調査会社での協同作業とチェックシステムの有無が鍵を握る!

ひとりの人間に100%の正確性や完璧性を求めることは不可能です。
調査の信頼性を失う主因のひとつに、人間がおかすミスがあります。 その「
ミスの防止」には、調査会社の各部署の担当者とその上司が、各作業のどの段階でどのような方法で間違いや勘違いのチェック作業を行うかが大きなポイントとなります。

また、ミスの防止には
チェックシステムが必要ですが、これは調査会社によってかなり差があります。 それは調査会社の企業理念や、各担当者とその上司の素養・責任感にかかっているからです。 【 関連項目 : E-1 チェックシステムの確立


クライアントの調査担当者も重要な鍵を握る!

クライアント側では、調査会社と実務のやり取りを行う調査担当者とその上司が重要な鍵を握ります。 この人たちは調査会社が行う作業プロセス (調査設計 → 調査票作成 → 実査 → 集計 → 分析 → 報告書作成) の内容を理解でき、かつ、各段階で起きそうな問題を想像できたり、それに対応・対処できるだけの知識・経験が求められます。

その理由は、調査会社のチェック作業が残念ながら完璧とは言えないことと、担当者の中にはビギナーレベルの人がいるため、その上司の監督・指導が行き届かないとミスが発生するからです。 そのため、
発注者側の調査担当者も十分に目を光らせている必要があります。

調査の品質管理は調査会社の仕事・責任だから、クライアントがそのような範囲まで気をつかう必要はないという考え方をしていると、問題だらけの調査結果を得ることになります。 それでは、調査担当者の責務を果たせません。

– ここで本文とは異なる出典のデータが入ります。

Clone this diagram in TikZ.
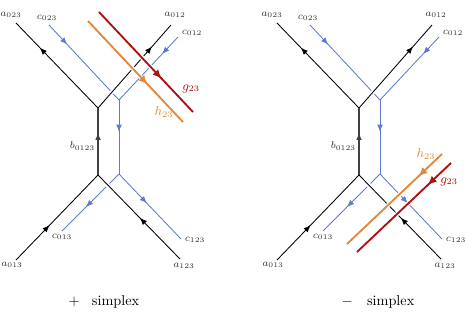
\documentclass[tikz,border=0pt]{standalone}
\usepackage{amsmath}
\usetikzlibrary{arrows.meta,decorations.markings}

\definecolor{cblue}{RGB}{94,124,204}
\definecolor{horange}{RGB}{226,136,62}
\definecolor{gred}{RGB}{176,16,16}

\tikzset{
  tip/.style={postaction={decorate,decoration={markings,
      mark=at position #1 with {\arrow{Latex[length=5pt,width=4pt]}}}}},
  bigtip/.style={postaction={decorate,decoration={markings,
      mark=at position #1 with {\arrow{Latex[length=6.5pt,width=5.5pt]}}}}},
  aline/.style={black, line width=0.6pt},
  cline/.style={cblue, line width=0.6pt},
  bline/.style={black!75, line width=1pt},
  over/.style={preaction={draw=white, line width=3pt}},
  gline/.style={gred, line width=1.3pt, over},
  hline/.style={horange, line width=1.3pt, over},
  lab/.style={font=\scriptsize, text=black!80, inner sep=0.5pt},
  glab/.style={font=\small, inner sep=0.5pt}
}

\begin{document}
\begin{tikzpicture}[x=0.7pt, y=-0.7pt]
  \useasboundingbox (0,0) rectangle (466,321);

  % the two trivalent graphs, with the doubled (blue) copy
  \foreach \s/\dx in {L/0,R/261}{
  \begin{scope}[shift={(\dx,0)}]
    \coordinate (\s v1) at (98,108);
    \coordinate (\s v2) at (98,175);
    \coordinate (\s w1) at (119,100);
    \coordinate (\s w2) at (119,174);
    \coordinate (\s a023) at (16,23);
    \coordinate (\s a012) at (171,25);
    \coordinate (\s a013) at (16,260);
    \coordinate (\s a123) at (180,259);
    \coordinate (\s c023) at (49,25);
    \coordinate (\s c012) at (178,37);
    \coordinate (\s c013) at (62,231);
    \coordinate (\s c123) at (181,239);

    \draw[cline, tip=0.26] (\s c023) -- (\s w1);
    \draw[cline, tip=0.27] (\s c012) -- (\s w1);
    \draw[cline, tip=0.43] (\s w1) -- (\s w2);
    \draw[cline, tip=0.58] (\s w2) -- (\s c013);
    \draw[cline, tip=0.45] (\s w2) -- (\s c123);

    \draw[aline, over, tip=0.74] (\s v1) -- (\s a012);
    \draw[aline, over, tip=0.49] (\s a123) -- (\s v2);
    \draw[aline, tip=0.71] (\s v1) -- (\s a023);
    \draw[aline, tip=0.41] (\s a013) -- (\s v2);
    \draw[bline, tip=0.63] (\s v2) -- (\s v1);

    \node[lab] (\s la023) at (11,15) {$a_{023}$};
    \node[lab] (\s la012) at (175,15) {$a_{012}$};
    \node[lab] (\s la013) at (12,265) {$a_{013}$};
    \node[lab] (\s la123) at (184,266) {$a_{123}$};
    \node[lab] (\s lc023) at (47,18) {$c_{023}$};
    \node[lab] (\s lc012) at (192,33) {$c_{012}$};
    \node[lab] (\s lc013) at (62,237) {$c_{013}$};
    \node[lab] (\s lc123) at (195,240) {$c_{123}$};
    \node[lab, anchor=east] (\s lb) at (96,146) {$b_{0123}$};
  \end{scope}}

  % crossing strands
  \coordinate (gL1) at (99,12);   \coordinate (gL2) at (193,112);
  \coordinate (hL1) at (88,21);   \coordinate (hL2) at (183,122);
  \coordinate (gR1) at (451,163); \coordinate (gR2) at (357,252);
  \coordinate (hR1) at (442,154); \coordinate (hR2) at (347,244);

  \draw[hline, bigtip=0.63] (hL1) -- (hL2);
  \draw[gline, bigtip=0.67] (gL1) -- (gL2);
  \draw[hline, bigtip=0.25] (hR1) -- (hR2);
  \draw[gline, bigtip=0.25] (gR1) -- (gR2);

  \node[glab, text=gred] (gLlab) at (191,89) {$g_{23}$};
  \node[glab, text=horange] (hLlab) at (164,112) {$h_{23}$};
  \node[glab, text=gred] (gRlab) at (449,182) {$g_{23}$};
  \node[glab, text=horange] (hRlab) at (426,154) {$h_{23}$};

  \node (plus) at (104,302) {$+$\hspace{8.5pt}simplex};
  \node (minus) at (378,302) {$-$\quad simplex};
\end{tikzpicture}
\end{document}
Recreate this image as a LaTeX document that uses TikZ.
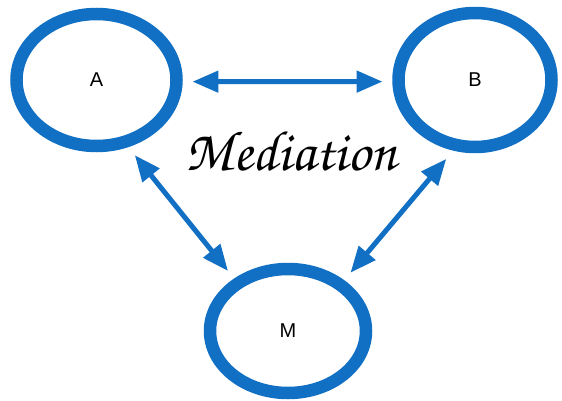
\documentclass[tikz,border=0pt]{standalone}
\usepackage[T1,TU]{fontenc}
\usepackage{fontspec}
\newfontfamily\labelfont{Liberation Sans}
\usetikzlibrary{arrows.meta,shapes.geometric,positioning}
\definecolor{linkColor}{RGB}{18,112,196}
\tikzset{party/.style={ellipse, draw=linkColor, line width=12.5pt, align=center, inner sep=0pt, outer sep=16pt, font=\labelfont\fontsize{20}{20}\selectfont}}
\tikzset{link/.style={draw=linkColor, line width=5pt, {Triangle[length=26pt,width=21pt]}-{Triangle[length=26pt,width=21pt]}}}

\begin{document}
\begin{tikzpicture}[x=1pt, y=-1pt]
\useasboundingbox (0,0) rectangle (562,401);
% Nodes
\node (a) [party, minimum width=160pt, minimum height=132pt] at (96.5,80) {A};
\node (b) [party, minimum width=153pt, minimum height=134pt] at (475,80) {B};
\node (m) [party, minimum width=156pt, minimum height=124pt] at (288,331) {M};

\node (mediation) at (291,151) {\fontencoding{T1}\fontfamily{pzc}\fontseries{mb}\fontshape{it}\fontsize{57}{57}\selectfont Mediation};

% Connectors
\draw [link] (a.-1) -- (b.-179);
\draw [link] (a.-63) -- (m.135);
\draw [link] (b.-110) -- (m.43);

\end{tikzpicture}
\end{document}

クライアントの経営幹部は、調査結果への関与は慎重に!

クライアントの
経営幹部の方が調査結果を恣意的に解釈したり、私意を差し挟むことは絶対してはいけないことです。 そのような行為は調査結果の読み間違いを招くだけでなく、部下からも信用・信頼を失います。

特に、
定性調査の場合、数字に基づいた判断ではなく、調査対象者が発する微妙なニュアンスを持った意見(言葉)を基に結論づけることが多いため、影響力の強い人から無理強いをした意見・反論・解釈などが出ると、分析結果に影響を与えます。


 「調査の信頼性」を保つためには、クライアントが調査会社の仕事ぶりを監視・評価できる能力を持つことと、調査結果のフェアな見方・扱い方を心がけることが大切です。 




  クライアントの姿勢が「調査の信頼性」の鍵を握る!


調査の品質管理は、調査会社の仕事・責任という考え方は間違いではありません。

ところが、それが現実的には無理な状態の中で 「調査の信頼性」 を求めるなら、
クライアントが調査会社に熱意や誠意を示し、調査会社に適度な緊張感を与えることが必要です。

そのようなことを煩わしく思う
クライアントの調査担当部署の責任者担当者は、多分、調査の仕事には向きません。 なぜなら、調査の仕事は 色々な角度からの人間の視点や思考 が常に求められるからです。 自動車や家電製品のようにオートメーション化しておけば、一定の 「精度」 を保ちながら出来上がるものではありません。

しかし、調査会社はクライアントのこのようなサポートに頼らないで、自らの努力と創意工夫で「調査の信頼性」を維持・向上できるような態勢を、早く確立してもらいたいと思います。